You know, if everyone pirated everything for long enough, there'd be no more money for all these content resellers to lobby Congress with, and copyright would just die.
This chart doesn't tell the whole story, and is pretty misleading.
When Netflix started it was getting great content CHEAP. Content owners were just happy to get extra licensing money. Then online streaming exploded, and content owners started asking insane unsupportable fees. Or just refusing to lease, and start their own service. That's why Netflix is becoming a producer.
Not trying to defend anybody. Just pointing out out the danger of only looking at one metric and not the whole picture...
Yeah I agree with this. But then you have all the things thetyve taken away as well (account sharing etc...) and I could make a chart that shows the true price increases as well.
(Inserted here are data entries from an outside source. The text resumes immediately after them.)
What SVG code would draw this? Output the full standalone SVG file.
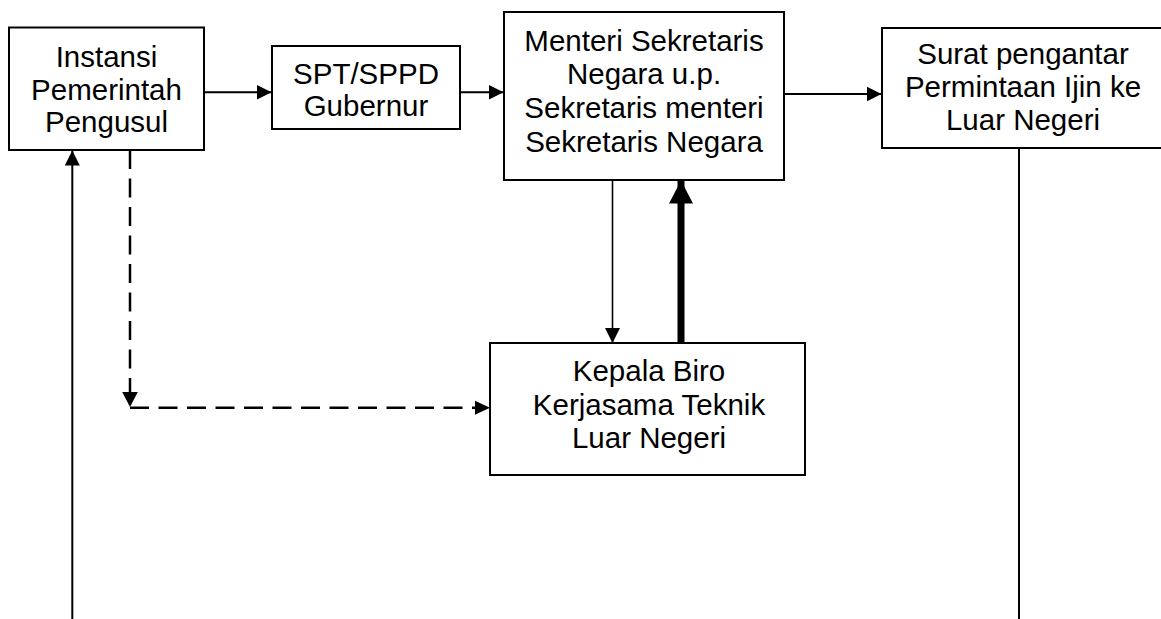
<svg xmlns="http://www.w3.org/2000/svg" width="1161" height="619" viewBox="0 0 1161 619">
<style>
.box{fill:#fff;stroke:#000;stroke-width:2}
.t{font-family:"Liberation Sans",Arial,sans-serif;font-size:29.5px;fill:#000;text-anchor:middle}
.ln{fill:none;stroke:#000;stroke-width:2}
.thin{fill:none;stroke:#000;stroke-width:1.6}
.thick{fill:none;stroke:#000;stroke-width:7}
.dash{fill:none;stroke:#000;stroke-width:2.5;stroke-dasharray:19 9.5}
</style>
<defs>
<marker id="ah" markerUnits="userSpaceOnUse" markerWidth="16" markerHeight="16" refX="15" refY="7.5" orient="auto">
<path d="M0,0 L15,7.5 L0,15 z" fill="#000"/>
</marker>
<marker id="ahb" markerUnits="userSpaceOnUse" markerWidth="25" markerHeight="25" refX="23" refY="12" orient="auto">
<path d="M0,0 L23,12 L0,24 z" fill="#000"/>
</marker>
</defs>
<rect width="1161" height="619" fill="#fff"/>
<g id="connectors">
<path class="ln" d="M204,92.3 H271.5" marker-end="url(#ah)"/>
<path class="ln" d="M460,92.3 H503.5" marker-end="url(#ah)"/>
<path class="ln" d="M784,94 H881.5" marker-end="url(#ah)"/>
<path class="ln" d="M1019,148 V619"/>
<path class="ln" d="M72.3,619 V150.5" marker-end="url(#ah)"/>
<path class="thin" d="M612.5,180 V343" marker-end="url(#ah)"/>
<path class="thick" d="M681,343 V180.5" marker-end="url(#ahb)"/>
<path class="dash" d="M130,150 V395"/>
<path d="M122.2,392 L137.8,392 L130,407 z" fill="#000"/>
<path class="dash" d="M130,407.7 H476"/>
<path d="M475,400.7 L490,407.7 L475,414.7 z" fill="#000"/>
</g>
<g id="instansi">
<rect class="box" x="9" y="27.5" width="195" height="122.5"/>
<text class="t" x="106.5" y="67">Instansi</text>
<text class="t" x="106.5" y="99.5">Pemerintah</text>
<text class="t" x="106.5" y="132">Pengusul</text>
</g>
<g id="spt">
<rect class="box" x="272" y="46" width="188" height="83"/>
<text class="t" x="366" y="83.5">SPT/SPPD</text>
<text class="t" x="366" y="116">Gubernur</text>
</g>
<g id="menteri">
<rect class="box" x="504" y="12" width="280" height="168"/>
<text class="t" x="644" y="50.7">Menteri Sekretaris</text>
<text class="t" x="644" y="84.4">Negara u.p.</text>
<text class="t" x="644" y="118">Sekretaris menteri</text>
<text class="t" x="644" y="151.7">Sekretaris Negara</text>
</g>
<g id="surat">
<rect class="box" x="882" y="28" width="282" height="120"/>
<text class="t" x="1023" y="64">Surat pengantar</text>
<text class="t" x="1023" y="97">Permintaan Ijin ke</text>
<text class="t" x="1023" y="130">Luar Negeri</text>
</g>
<g id="kepala">
<rect class="box" x="490" y="343" width="315" height="132"/>
<text class="t" x="649" y="381">Kepala Biro</text>
<text class="t" x="649" y="414.6">Kerjasama Teknik</text>
<text class="t" x="649" y="448">Luar Negeri</text>
</g>
</svg>
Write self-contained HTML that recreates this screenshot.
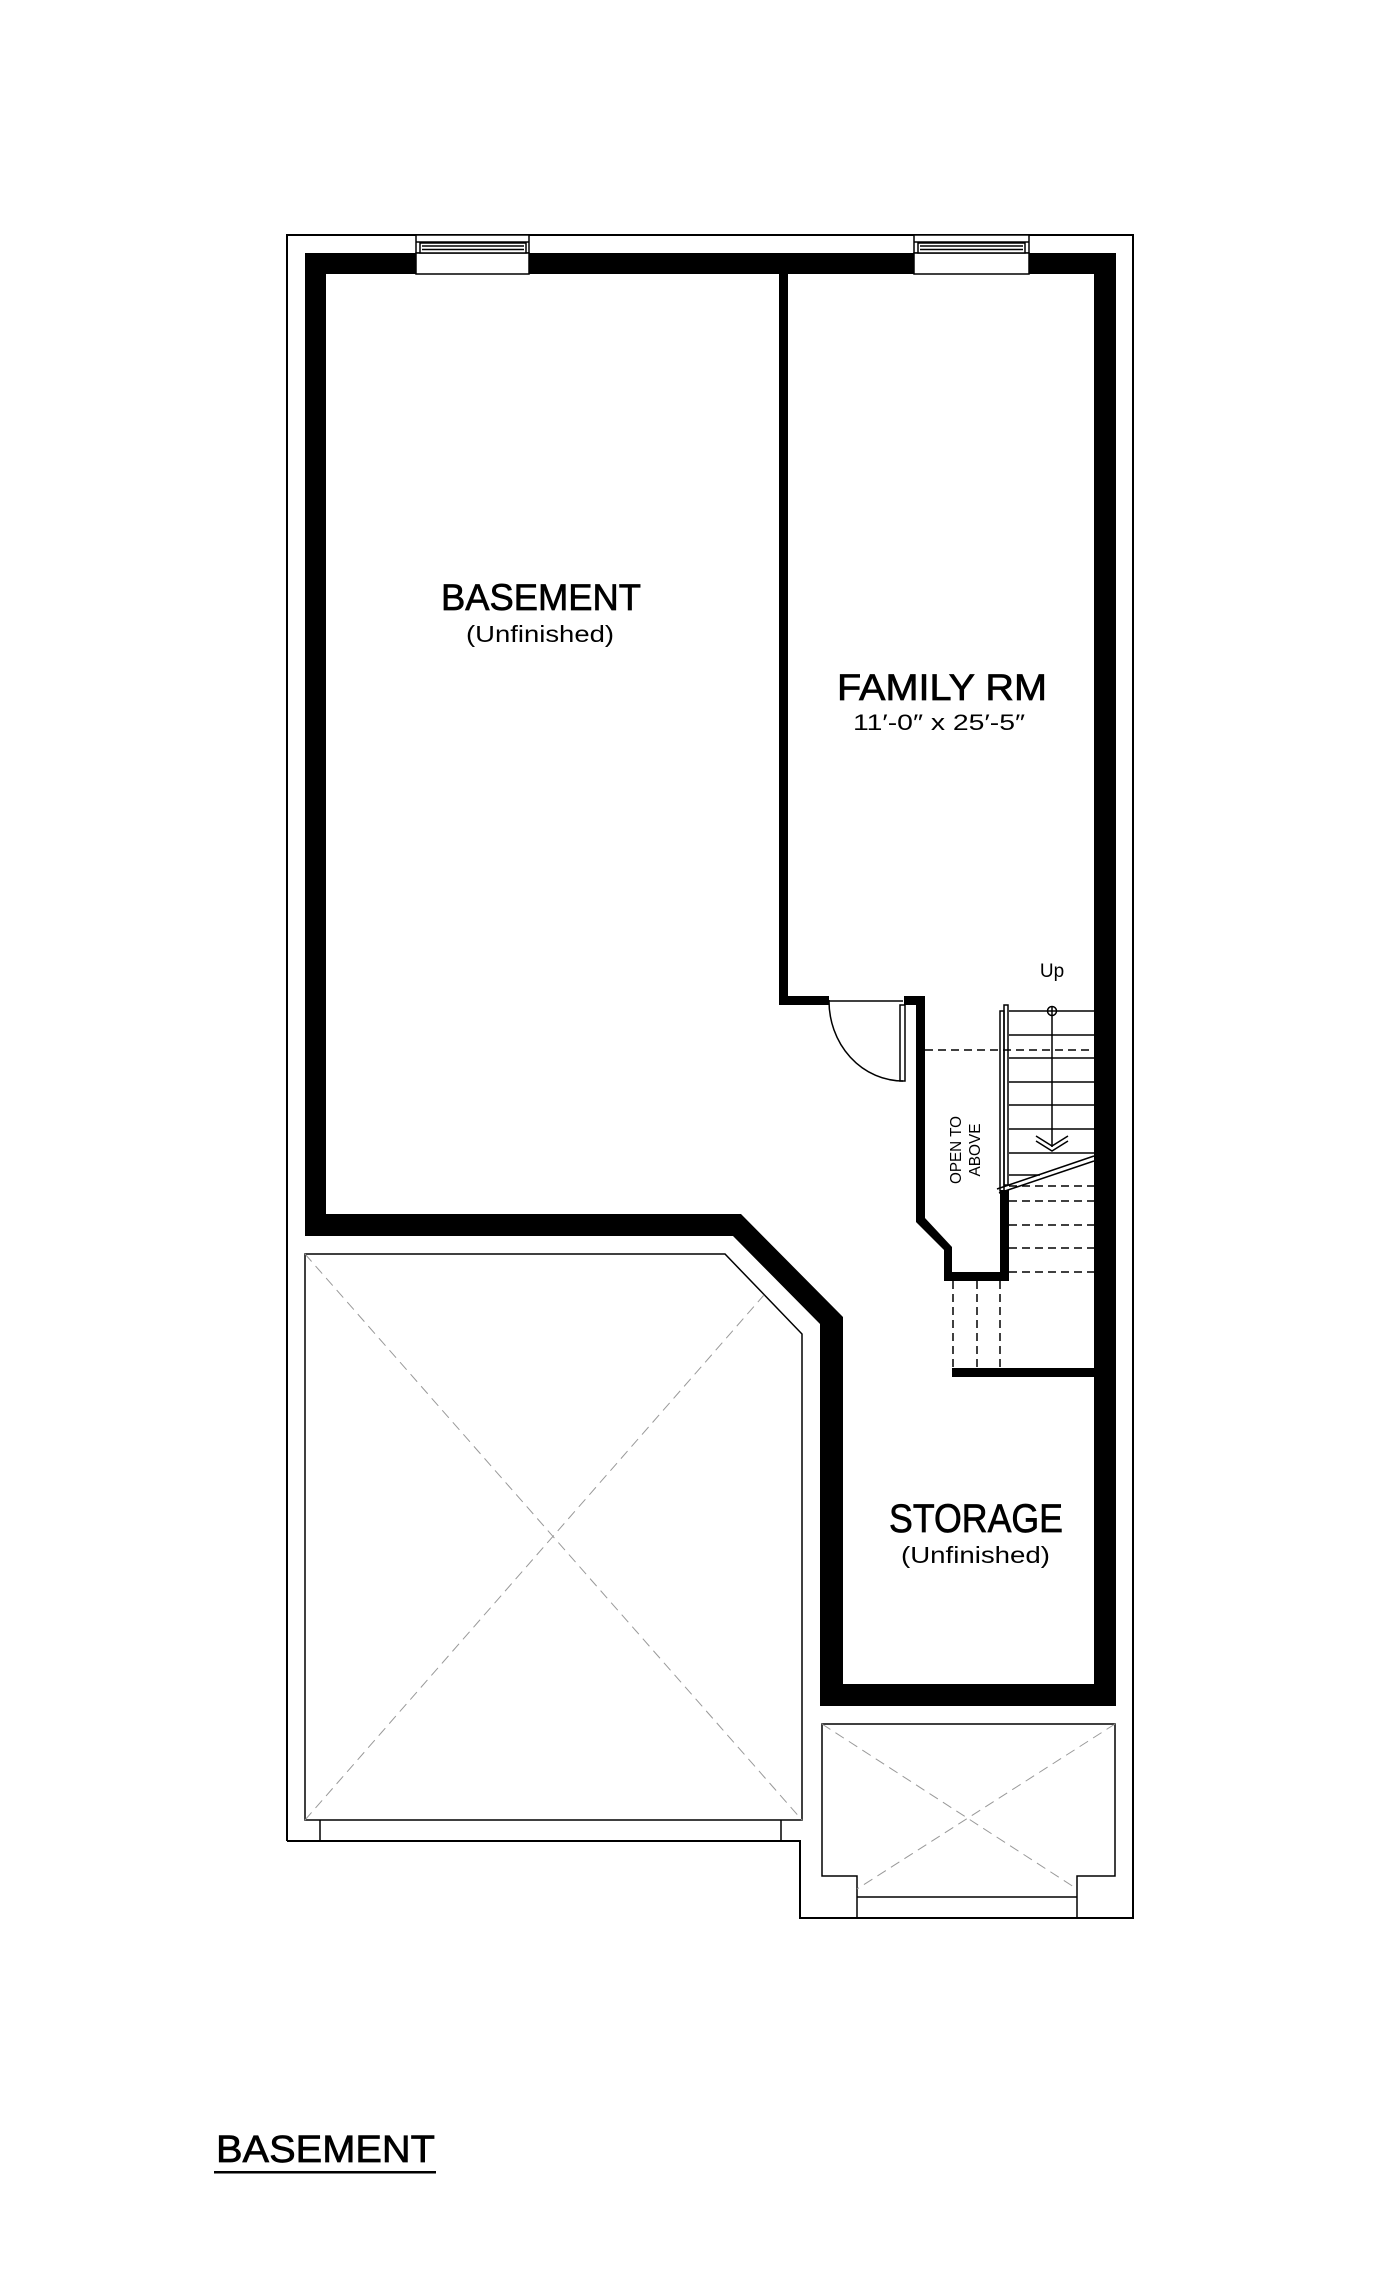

I think, frankly, all you have to do is look at Netflix's ever increasing annual net income for a very similar chart to above. They are price gouging, despite any additional costs they may have
Furthermore, their content library hasn't gotten better. They don't have a lot of the aaa content they used to have. So yeah, people started licensing it for more, and in a lot of cases Netflix said, nah we'll just have a shittier library.
In a way you're actually paying much much more seeing as you used to be able to share your Netflix with others. So that cheap amount of money got you x amount of accounts while the latest most expensive amount gets you 1. It's almost shrinkflation.